The Crucial Difference
The gap between the two revolutions is not in the aspiration for liberty — but in the way it is realized.
One liberated man from political bondage while subordinating him to truth. The other liberated him from political bondage — but also from truth external to him.
In doing so, it returned him to two new forms of bondage: to subjectivity and imagination, and to drives and egoism.
In the physical realm there is no dispute: man does not determine the laws of reality — he is subordinate to them. The question is whether similar principles exist in the social realm — or whether man is their source.
From Separation to Collision
The two conceptions of liberty could coexist as long as an ocean separated them. Today, with no geographic separation, the conception that sees man as the source of authority is infiltrating the other from within — and eroding it.

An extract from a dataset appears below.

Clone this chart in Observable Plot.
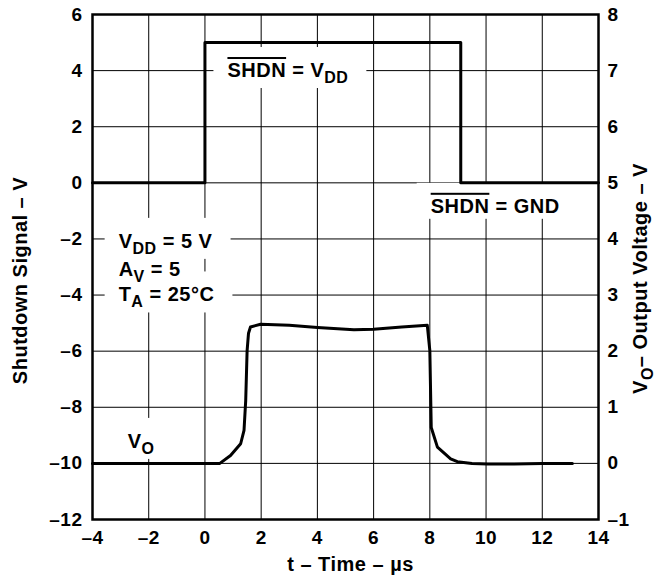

When both exist in the same society, they can no longer coexist without clashing. This is the true nature of the fracture: not merely disagreement over policy or leaders, but a struggle over the very source of authority.

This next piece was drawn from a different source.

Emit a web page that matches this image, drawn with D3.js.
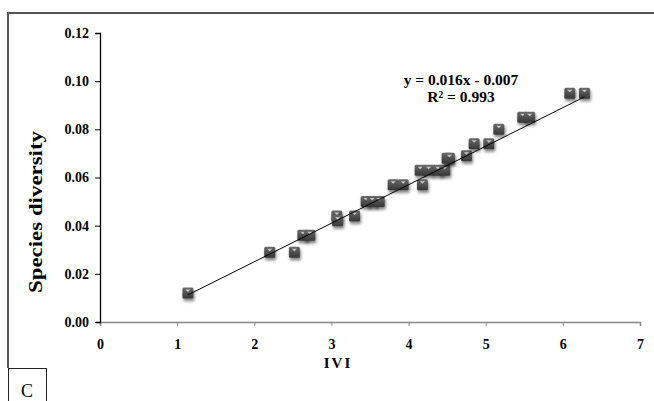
<!DOCTYPE html>
<html>
<head>
<meta charset="utf-8">
<title>Species diversity vs IVI</title>
<script src="https://cdn.jsdelivr.net/npm/d3@7"></script>
<style>
  body { margin: 0; background: #fff; }
  text { font-family: "Liberation Serif", "Times New Roman", serif; }
</style>
</head>
<body>
<div id="chart"></div>
<script>
// values
var ivi = [1.14, 2.20, 2.52, 2.63, 2.72, 3.07, 3.08, 3.30, 3.45, 3.53, 3.62, 3.80, 3.93,
           4.15, 4.18, 4.26, 4.38, 4.47, 4.50, 4.53, 4.75, 4.85, 5.04, 5.17, 5.48, 5.57, 6.09, 6.28];
var diversity = [0.012, 0.029, 0.029, 0.036, 0.036, 0.044, 0.042, 0.044, 0.050, 0.050, 0.050, 0.057, 0.057,
                 0.063, 0.057, 0.063, 0.063, 0.063, 0.068, 0.068, 0.069, 0.074, 0.074, 0.080, 0.085, 0.085, 0.095, 0.095];
var xTicks = [0, 1, 2, 3, 4, 5, 6, 7];
var yTicks = [0, 0.02, 0.04, 0.06, 0.08, 0.10, 0.12];
var slope = 0.016, intercept = -0.007;
var eqLines = ["y = 0.016x - 0.007", "R² = 0.993"];

var W = 654, H = 401;
var svg = d3.select("#chart").append("svg")
  .attr("width", W).attr("height", H);

var defs = svg.append("defs");
var grad = defs.append("linearGradient").attr("id", "mk")
  .attr("x1", 0).attr("y1", 0).attr("x2", 0).attr("y2", 1);
grad.append("stop").attr("offset", "0%").attr("stop-color", "#6a6a6a");
grad.append("stop").attr("offset", "100%").attr("stop-color", "#363636");
var sh = defs.append("filter").attr("id", "shadow")
  .attr("x", "-50%").attr("y", "-50%").attr("width", "200%").attr("height", "200%");
sh.append("feDropShadow").attr("dx", 1).attr("dy", 2.5).attr("stdDeviation", 1.5)
  .attr("flood-color", "#000").attr("flood-opacity", 0.5);

// outer frame and panel label
svg.append("path").attr("d", "M8,368 V13 H654")
  .attr("fill", "none").attr("stroke", "#555").attr("stroke-width", 2);
svg.append("rect").attr("x", 8.5).attr("y", 368.5).attr("width", 38).attr("height", 40)
  .attr("fill", "#fff").attr("stroke", "#222");
svg.append("text").attr("x", 27).attr("y", 397).attr("text-anchor", "middle")
  .style("font-size", "18px").text("C");

var x = d3.scaleLinear().domain([0, 7]).range([100, 640]);
var y = d3.scaleLinear().domain([0, 0.12]).range([322, 33]);

var gx = svg.append("g").attr("transform", "translate(0,322)")
  .call(d3.axisBottom(x).tickValues(xTicks).tickFormat(d3.format("d")).tickSize(4).tickPadding(13));
gx.select(".domain").attr("stroke", "#888").attr("stroke-width", 1.5);
gx.selectAll(".tick line").attr("stroke", "#888");

var gy = svg.append("g").attr("transform", "translate(100,0)")
  .call(d3.axisLeft(y).tickValues(yTicks).tickFormat(d3.format(".2f")).tickSize(5).tickPadding(6));
gy.select(".domain").attr("stroke", "#000").attr("stroke-width", 1.3);
gy.selectAll(".tick line").attr("stroke", "#000");

svg.selectAll(".tick text")
  .style("font-family", "'Liberation Serif', 'Times New Roman', serif")
  .style("font-size", "14px").style("font-weight", "bold").attr("fill", "#000");

// axis titles
svg.append("text").attr("x", 338).attr("y", 368).attr("text-anchor", "middle")
  .style("font-size", "15px").style("font-weight", "bold").style("letter-spacing", "2px")
  .text("IVI");
svg.append("text").attr("transform", "translate(42,212) rotate(-90)")
  .attr("text-anchor", "middle")
  .attr("textLength", 162).attr("lengthAdjust", "spacingAndGlyphs")
  .style("font-size", "19px").style("font-weight", "bold")
  .text("Species diversity");

// points
var pts = ivi.map(function(d, i) { return [d, diversity[i]]; });
var s = 11;
var mk = svg.append("g").selectAll("g").data(pts).enter().append("g")
  .attr("transform", function(d) { return "translate(" + x(d[0]) + "," + y(d[1]) + ")"; });
mk.append("rect")
  .attr("x", -s / 2).attr("y", -s / 2).attr("width", s).attr("height", s).attr("rx", 1.5)
  .attr("fill", "url(#mk)").attr("filter", "url(#shadow)");
mk.append("path").attr("d", "M-2.5,-3.5 L2.5,-3.5 L0,-1 Z").attr("fill", "#c8c8c8");

// trend line
var xr = d3.extent(ivi);
svg.append("line")
  .attr("x1", x(xr[0])).attr("y1", y(slope * xr[0] + intercept))
  .attr("x2", x(xr[1])).attr("y2", y(slope * xr[1] + intercept))
  .attr("stroke", "#000").attr("stroke-width", 1);

// equation
svg.selectAll(".eq").data(eqLines).enter().append("text")
  .attr("class", "eq")
  .attr("x", 461).attr("y", function(d, i) { return 85 + i * 17; })
  .attr("text-anchor", "middle")
  .style("font-size", "15.5px").style("font-weight", "bold")
  .text(function(d) { return d; });
</script>
</body>
</html>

This gap is also evident in the international arena — most clearly regarding Iran. The Iranian threat has become not only a strategic challenge but a cultural test case: how capable are Western democracies of forming a united course of action when they are divided on the most fundamental question — what is the source of authority by which Iran is defined as an existential threat.
Conclusion
The central challenge facing the leadership of the United States and Israel is not external but internal: to restore the ability to distinguish between truth and will, and between liberty and its abandonment.
The struggle for liberty is not conducted only against external enemies — but first and foremost within the democracies themselves, around the foundational question: what is the source of authority by which values are determined and situations are decided.
A democracy that does not recognize the existence of truth independent of itself will increasingly struggle to define threats, set boundaries, and act with determination when required. Not because it is weak, but because it has lost the anchor by which one can distinguish right from wrong.
That is why the Iranian test is not only a geopolitical confrontation but a test of the democracies' ability to act once again according to principles that do not depend on changing will.
Ultimately, the question with which we began is not theoretical: Which liberty do our democracies seek to uphold? Liberty grounded in truth above man — or liberty derived from man himself.
In the answer to this question lies not only the character of these democracies — but their very ability not merely to survive, but to thrive. As the American experience taught until the beginning of this century, when it tied its fate to liberty above man, it achieved unprecedented power and greatness.
Truth is not determined by majority — but without it, even the majority has nothing left to stand on. The challenge of our generation is to restore humility before truth, while maintaining free and honest discourse — before the fracture deepens beyond repair.